Routines can be mind-numbing. So why start your day with one?
Why not wake up at a different time on Monday than you do on Wednesday? It doesn’t always have to be 6:45 am. Why not 5:00 am tomorrow? And 7:30 am the next? What about getting up at 4:00 am and seeing what’s going on outside?
What about “no alarm day”, where you don’t ever leave your bed? Or “double alarm day”, where you sleep for four hours at one stretch, and then four hours at another?
These are all just suggestions, mind you. But the thrill in deviating from one’s well-worn path is worth changing your routine, even if it’s for 15 minutes at a time. As for the amount of sleep you need, that’s why naps were invented.
No one knows how much time they have on earth. We act as if we must take care of ourselves so we can live to be 100. But how many of us make it to that age? And do you really want to?
Maybe it’s time to wake up and reshuffle the deck. Starting with a piece of blueberry pie for breakfast. It’s not as deviant as you may think. Pie’s a pastry, after all. It’s meant for breakfast since it goes great with coffee. Plus wth breakfast pie, you have all day to burn off the calories. And what goes better with pie than ice cream? Add a dollop of vanilla with your pie; it’s no different than putting cream in your coffee.
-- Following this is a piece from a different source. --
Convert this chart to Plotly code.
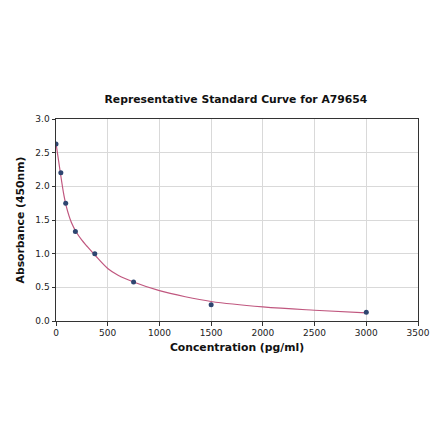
import plotly.graph_objects as go

# standard points
conc = [0, 46.875, 93.75, 187.5, 375, 750, 1500, 3000]
absorb = [2.63, 2.2, 1.75, 1.33, 1.0, 0.58, 0.24, 0.13]

# fitted curve
curve_x = [0, 25, 50, 75, 100, 150, 200, 250, 300, 375, 500, 600, 750, 1000, 1250, 1500, 2000, 2500, 3000]
curve_y = [2.64, 2.38, 2.12, 1.88, 1.70, 1.46, 1.31, 1.20, 1.11, 0.98, 0.78, 0.68, 0.58, 0.45, 0.36, 0.29, 0.21, 0.16, 0.12]

x_ticks = [0, 500, 1000, 1500, 2000, 2500, 3000, 3500]
y_ticks = [0.0, 0.5, 1.0, 1.5, 2.0, 2.5, 3.0]

fig = go.Figure()
fig.add_trace(go.Scatter(x=curve_x, y=curve_y, mode="lines", line=dict(color="#c0577f", width=1.2, shape="spline"), hoverinfo="skip"))
fig.add_trace(go.Scatter(x=conc, y=absorb, mode="markers", marker=dict(color="#2e4570", size=5)))

axis_style = dict(
    showline=True, linecolor="#333333", linewidth=1, mirror=True,
    showgrid=True, gridcolor="#d9d9d9", gridwidth=1,
    ticks="outside", ticklen=3.5, tickcolor="#333333",
    tickfont=dict(family="DejaVu Sans", size=9, color="#222222"),
    zeroline=False,
)

# page body adds an 8px offset, margins compensate
fig.update_layout(
    width=440, height=441,
    margin=dict(l=46, r=30, t=111, b=128),
    paper_bgcolor="white", plot_bgcolor="white",
    showlegend=False,
    title=dict(text="<b>Representative Standard Curve for A79654</b>", x=0.518, xanchor="center", y=0.794, yanchor="middle",
               font=dict(family="DejaVu Sans", size=10.8, color="#111111")),
    xaxis=dict(range=[0, 3500], tickvals=x_ticks, ticktext=[str(v) for v in x_ticks],
               title=dict(text="<b>Concentration (pg/ml)</b>", font=dict(family="DejaVu Sans", size=10.8, color="#111111"), standoff=6),
               **axis_style),
    yaxis=dict(range=[0, 3.0], tickvals=y_ticks, ticktext=["%.1f" % v for v in y_ticks],
               title=dict(text="<b>Absorbance (450nm)</b>", font=dict(family="DejaVu Sans", size=10.8, color="#111111"), standoff=8),
               **axis_style),
)

fig.write_html("out.html")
“The pie is an English institution, which, planted on American soil, forthwith ran rampant and burst forth into an untold variety of genera and species. Not merely the old mince pie, but a thousand strictly American seedlings from that main stock, evinced the power of American housewives to adapt old institutions to new uses.” – Harriet Beecher Stowe 1869 novel “Oldtown Folks.”
Pie became so strongly identified with America by the 19th century that writers and journalists from both near and far declared Americans to be suffering a kind of pie madness. New Englanders, who were particularly prone to pie-eating, made good fodder for satire and good targets for scolding by increasingly health-conscious cookbook writers. As more Americans traveled abroad and became acquainted with European food culture, it became fashionable to condemn pie as food for the “rustic.”
Ralph Waldo Emerson found pie to be just such a pleasing medium, as his friend James Thayer recalled, describing a breakfast taken with Emerson and friends in the 1870s. Pie, Thayer reported, “at breakfast was one of Mr. Emerson’s weaknesses.” Emerson offered slices to his fellow diners, who one by one declined, prompting him to protest in humor, “but … what is pie for?”
The artist Paul Gauguin achieved his greatest success long after death, so who knows, maybe you will too.
At the beginning of 1903, Gauguin was living on an island in Polynesia and engaged in a campaign designed to expose the incompetence of the island’s gendarmes, in particular Jean-Paul Claverie, for taking the side of the natives directly in a case involving the alleged drunkenness of a group of them. Claverie, however, escaped censure. At the beginning of February, Gauguin wrote to the governor, François Picquenot, alleging corruption by one of Claverie’s subordinates. Picquenot investigated the allegations but could not substantiate them. Claverie responded by filing a charge of libel against Gauguin, who was subsequently fined 500 francs and sentenced to three months’ imprisonment. Gauguin immediately filed an appeal in Papeete and set about raising the funds to travel to plead before the judge. At this time he was nearly penniless, very weak and in great physical pain. He resorted to using morphine. He died suddenly on the morning of 8 May 1903.
Nobody thought too much of his passing, but one hundred and ten years later, Gauguin’s painting Nafea Faa Ipoipo (When Will You Marry?) sold for $295,000,000 to the museums of Qatar, as one of the most expensive art objects ever. Gauguin would be tickled pink.
Who knows what you’ll be worth after you are dead?
As Heraclitus said:
“It would not be better if things happened to men just as they wish.”
Just think, if we magically got whatever we wanted, we’d all be Brad Pitt or Julia Roberts. Imagine a world of 6 billion Brads and Julias driving their 6 billion Mercedes around from one gorgeous palatial mansion to another. The entire planet looking like Beverly Hills meets Fifth Avenue, and not a spot of grubby filth to mar the perfection. Not only that, but the tastiest food is zero calorie, zero carb; your IQ is over 200; your NASDAQ stocks are way, way up. And best of all, every one of the other Brads and Julias really, really loves you and it’s just the biggest love fest ever!
While this sounds appealing on the surface, such success would become an awful curse in short order. With nothing to aspire to, without any brass ring to reach for, humanity would soon sink into a death-spiral of laziness and decadence. The future of the human race would fall to nothing, an no one would care about anything except a nice clean bikini-wax.